Hurricane Harvey

It’s no secret that Bartlesville has very close ties with Houston. Many local corporations and employers, such as ConocoPhillips, Phillips66, Truity and more are headquartered in Houston or have a sizeable presence there. But our link goes deeper than office space and corporate jet commutes. Our community watched the unfolding Hurricane Harvey coverage with real people in mind – former neighbors, previous teachers, close friends and family members. Some watched their old neighborhoods engulfed by floodwaters and hardly recognizable. Others watched and worried about old friends who have relocated to those neighborhoods.


We know the days and weeks ahead will create many opportunities – big and small – for our community to help our friends in Houston. But today, as with any tragedy, the little eyes and ears among us are absorbing the coverage, conversations and concerns. How can we help our children understand one of the nation’s largest natural disasters in history while limiting their distress?


According to the National Child Traumatic Stress Network (NCTSN), caregivers need to understand what impact the disaster media exposure can have on children and find ways to communicate openly and calmly. NCTSN tells us that the more time children spend watching coverage of the hurricane, the more likely they are to have negative reactions like fear and anxiety, and graphic images may be particularly upsetting. Very young children may not understand that the coverage and repetition of images from an earlier or past event is a replay.

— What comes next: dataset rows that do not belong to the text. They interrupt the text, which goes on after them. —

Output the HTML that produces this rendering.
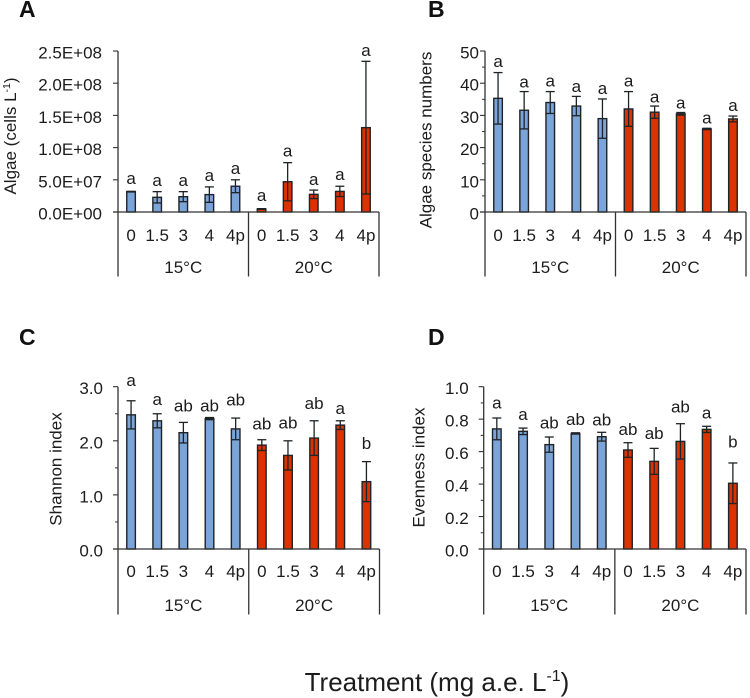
<!DOCTYPE html>
<html>
<head>
<meta charset="utf-8">
<title>Algae treatment panels</title>
<style>
html,body{margin:0;padding:0;background:#fff}
svg{display:block;font-family:"Liberation Sans",Arial,sans-serif;fill:#1c1c1c}
.tick{font-size:17px}
.bold{font-weight:700;font-size:23px;fill:#111}
</style>
</head>
<body>
<svg id="chart" width="750" height="698" viewBox="0 0 750 698" xmlns="http://www.w3.org/2000/svg">
  <text class="bold" x="19" y="17">A</text>
  <text class="bold" x="428" y="17">B</text>
  <text class="bold" x="19" y="345">C</text>
  <text class="bold" x="428" y="345">D</text>
  <text class="tick" text-anchor="middle" transform="translate(16,136) rotate(-90)">Algae (cells L<tspan font-size="10.5" dy="-6">-1</tspan><tspan dy="6">)</tspan></text>
  <text class="tick" text-anchor="middle" transform="translate(431.5,140) rotate(-90)">Algae species numbers</text>
  <text class="tick" text-anchor="middle" transform="translate(61.5,469) rotate(-90)">Shannon index</text>
  <text class="tick" text-anchor="middle" transform="translate(424.5,467.5) rotate(-90)">Evenness index</text>
  <text x="437" y="691" text-anchor="middle" font-size="26px">Treatment (mg a.e. L<tspan font-size="16" dy="-10">-1</tspan><tspan dy="10">)</tspan></text>
</svg>
<script>
const categories = ['0','1.5','3','4','4p','0','1.5','3','4','4p'];
const groups = ['15°C','20°C'];

const algaeValues = [31.6,22.8,23.8,27,40,4.7,47,27.4,32,131];
const algaeErrors = [0.5,8.8,7.8,12,10,0.5,29.6,6.6,8,103];
const algaeLetters = ['a','a','a','a','a','a','a','a','a','a'];
const algaeLetterLevels = [43.5,40.4,40.4,48.1,59,17.1,85.9,41.9,49.7,242];
const algaeTicks = ['0.0E+00','5.0E+07','1.0E+08','1.5E+08','2.0E+08','2.5E+08'];

const speciesValues = [35.3,31.6,34,32.9,29,32,31,30.5,25.8,28.9];
const speciesErrors = [8,5.8,3.4,3,6.1,5.4,1.9,0.4,0.2,0.9];
const speciesLetters = ['a','a','a','a','a','a','a','a','a','a'];
const speciesLetterLevels = [45.1,38.7,38.9,37.2,36.6,38.9,34,32.1,27.5,31.4];
const speciesTicks = ['0','10','20','30','40','50'];

const shannonValues = [2.48,2.37,2.15,2.41,2.22,1.92,1.73,2.05,2.29,1.245];
const shannonErrors = [0.26,0.13,0.19,0.02,0.2,0.1,0.27,0.32,0.08,0.37];
const shannonLetters = ['a','a','ab','ab','ab','ab','ab','ab','a','b'];
const shannonLetterLevels = [3.01,2.66,2.54,2.54,2.65,2.21,2.23,2.59,2.5,1.85];
const shannonTicks = ['0.0','1.0','2.0','3.0'];

const evennessValues = [0.74,0.725,0.643,0.712,0.692,0.61,0.54,0.663,0.737,0.405];
const evennessErrors = [0.067,0.02,0.047,0.004,0.027,0.045,0.08,0.109,0.019,0.125];
const evennessLetters = ['a','a','ab','ab','ab','ab','ab','ab','a','b'];
const evennessLetterLevels = [0.867,0.795,0.743,0.764,0.76,0.702,0.678,0.84,0.805,0.626];
const evennessTicks = ['0.0','0.2','0.4','0.6','0.8','1.0'];

const svg = document.getElementById('chart');
const NS = 'http://www.w3.org/2000/svg';
const AXIS = '#333333', EDGE = '#1f2327', BLUE = '#7ba4d8', RED = '#dc3200';

function line(x1, y1, x2, y2, color, width) {
  const el = document.createElementNS(NS, 'line');
  el.setAttribute('x1', x1);
  el.setAttribute('y1', y1);
  el.setAttribute('x2', x2);
  el.setAttribute('y2', y2);
  el.setAttribute('stroke', color);
  el.setAttribute('stroke-width', width);
  svg.appendChild(el);
  return el;
}
function label(x, y, str, anchor) {
  const el = document.createElementNS(NS, 'text');
  el.setAttribute('x', x);
  el.setAttribute('y', y);
  el.setAttribute('text-anchor', anchor);
  el.setAttribute('class', 'tick');
  el.textContent = str;
  svg.appendChild(el);
  return el;
}

function drawPanel(id, left, right, top, bottom, maxV, ticks, minorPerMajor, values, errors, letters, levels, catDrop, groupDrop, labelGap) {
  const slot = (right - left) / categories.length;
  const xAt = i => left + slot * (i + 0.5);
  const yAt = v => bottom - (v / maxV) * (bottom - top);
  const barW = 8.6;

  values.forEach((v, i) => {
    const bar = document.createElementNS(NS, 'rect');
    bar.setAttribute('x', xAt(i) - barW / 2);
    bar.setAttribute('y', yAt(v));
    bar.setAttribute('width', barW);
    bar.setAttribute('height', bottom - yAt(v));
    bar.setAttribute('fill', i < 5 ? BLUE : RED);
    bar.setAttribute('stroke', EDGE);
    bar.setAttribute('stroke-width', 1.4);
    
    
    svg.appendChild(bar);

    const hi = yAt(v + errors[i]);
    const lo = Math.min(yAt(v - errors[i]), bottom);
    const stem = line(xAt(i), hi, xAt(i), lo, EDGE, 1.3);
    
    
    const capTop = line(xAt(i) - 4.5, hi, xAt(i) + 4.5, hi, EDGE, 1.3);
    
    
    const capLow = line(xAt(i) - 4.5, lo, xAt(i) + 4.5, lo, EDGE, 1.3);
    
    

    const sig = label(xAt(i), yAt(levels[i]), letters[i], 'middle');
    
    

    const cat = label(xAt(i), bottom + catDrop, categories[i], 'middle');
    
    
  });

  const yAxis = line(left, top, left, bottom, AXIS, 1.3);
  
  
  const xAxis = line(left - 5, bottom, right, bottom, AXIS, 1.3);
  
  

  const majors = ticks.length - 1;
  ticks.forEach((t, i) => {
    const y = bottom - (bottom - top) * i / majors;
    const mark = line(left - 5, y, left, y, AXIS, 1.1);
    
    
    const txt = label(left - labelGap, y + 7.5, t, 'end');
    
    
    for (let m = 1; m < minorPerMajor && i < majors; m++) {
      const my = y - (bottom - top) / majors * m / minorPerMajor;
      const minor = line(left - 3, my, left, my, AXIS, 1);
      
      
    }
  });

  [0, 5, 10].forEach(k => {
    const x = left + slot * k;
    const sep = line(x, bottom, x, bottom + groupDrop + 3.5, AXIS, 1.3);
    
    
  });
  groups.forEach((g, i) => {
    const txt = label(left + slot * (2.5 + 5 * i), bottom + groupDrop, g, 'middle');
    
    
  });
}

drawPanel('a', 118, 379, 51, 212, 250, algaeTicks, 1, algaeValues, algaeErrors, algaeLetters, algaeLetterLevels, 29, 61, 16);
drawPanel('b', 485, 746, 51, 212, 50, speciesTicks, 2, speciesValues, speciesErrors, speciesLetters, speciesLetterLevels, 29, 61, 6);
drawPanel('c', 118, 379.5, 386.7, 549, 3, shannonTicks, 2, shannonValues, shannonErrors, shannonLetters, shannonLetterLevels, 28, 62, 15);
drawPanel('d', 483.7, 746, 386.7, 549, 1, evennessTicks, 2, evennessValues, evennessErrors, evennessLetters, evennessLetterLevels, 28, 62, 15);
</script>
</body>
</html>
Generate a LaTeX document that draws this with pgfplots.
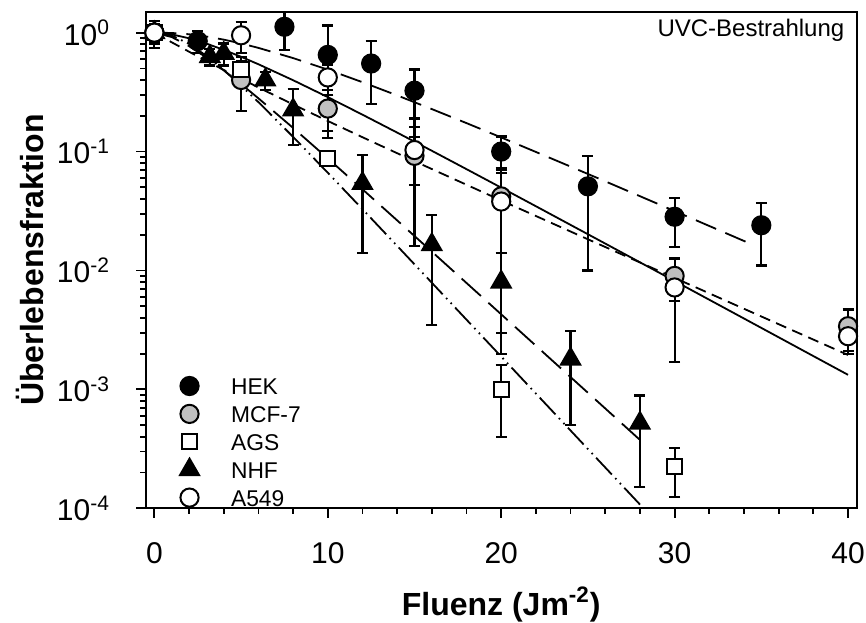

They may think the event is continuing to happen or is happening again.


Here are some ideas of how you can help your child process through the hurricane coverage:

  1. Limit your child’s exposure to the disaster coverage or be sure to always watch alongside your child to ease any fears or answer any questions. You may choose to eliminate all exposure for very young children.
  2. Discuss the news stories with them, asking about their thoughts and feelings about what they saw, read or heard. Be available to talk about their feelings, thoughts and concerns. Reassure children of their safety and of your plans to keep them safe.
  3. Don’t presume you know what your children are thinking. Ask questions to find out if your children understand the situation accurately – they may think they are at risk when they are not. Ask if they are worried and discuss those worries with them, reassuring them as needed.
  4. Be careful what you and other adults say about the hurricane or the media coverage in front of children. Children often listen when adults are unaware and may misconstrue what they hear.
  5. You may want to share positive media images, such as reports of families safely sheltered or stories of people or animals brought to safety. Reassure your children that many people and organizations are working together to help the Houston community. This will give them a sense that adults are actively taking steps to protect those in need.
  6. Learn about children’s common reactions to hurricanes or other natural disasters. Children are resilient and cope well, but some may have continuing difficulties. These reactions vary with age and exposure to the event.


Each family’s connection to Houston is different and each child will react to Hurricane Harvey news differently. If a family is newly transferred to Bartlesville from Houston, that child may have watched the destruction of the only home, school and community he/she has ever known. If you are someone who routinely travels to Houston for work, it would not be uncommon for your child to have some concerns about you leaving for work, especially when your travel schedule resumes.


If you are someone who works with children, understand many may need extra comfort or grace in these coming weeks. Finding out Grandma’s home was destroyed or a former favorite park is gone can be very challenging for children to process. Teachers, coaches and mentors may need to be cautiously watching because impacted children may not verbalize the root problem initially. In the coming weeks, parents may be leaving to go help loved ones with cleanup and recovery, which can impact a child’s regular routine and leave them feeling uneasy. Trusted adults can help by listening to the child’s concerns and providing consistent reassurance.


While some of us may not be directly impacted or even have friends or family directly impacted, all of us hurt for those suffering such immense loss. Take this opportunity to talk to your children about empathy, compassion and how friends from Houston may be feeling. Keep in mind a simple hug and just knowing a friend cares can make a big impact…whether you are 7 or 70.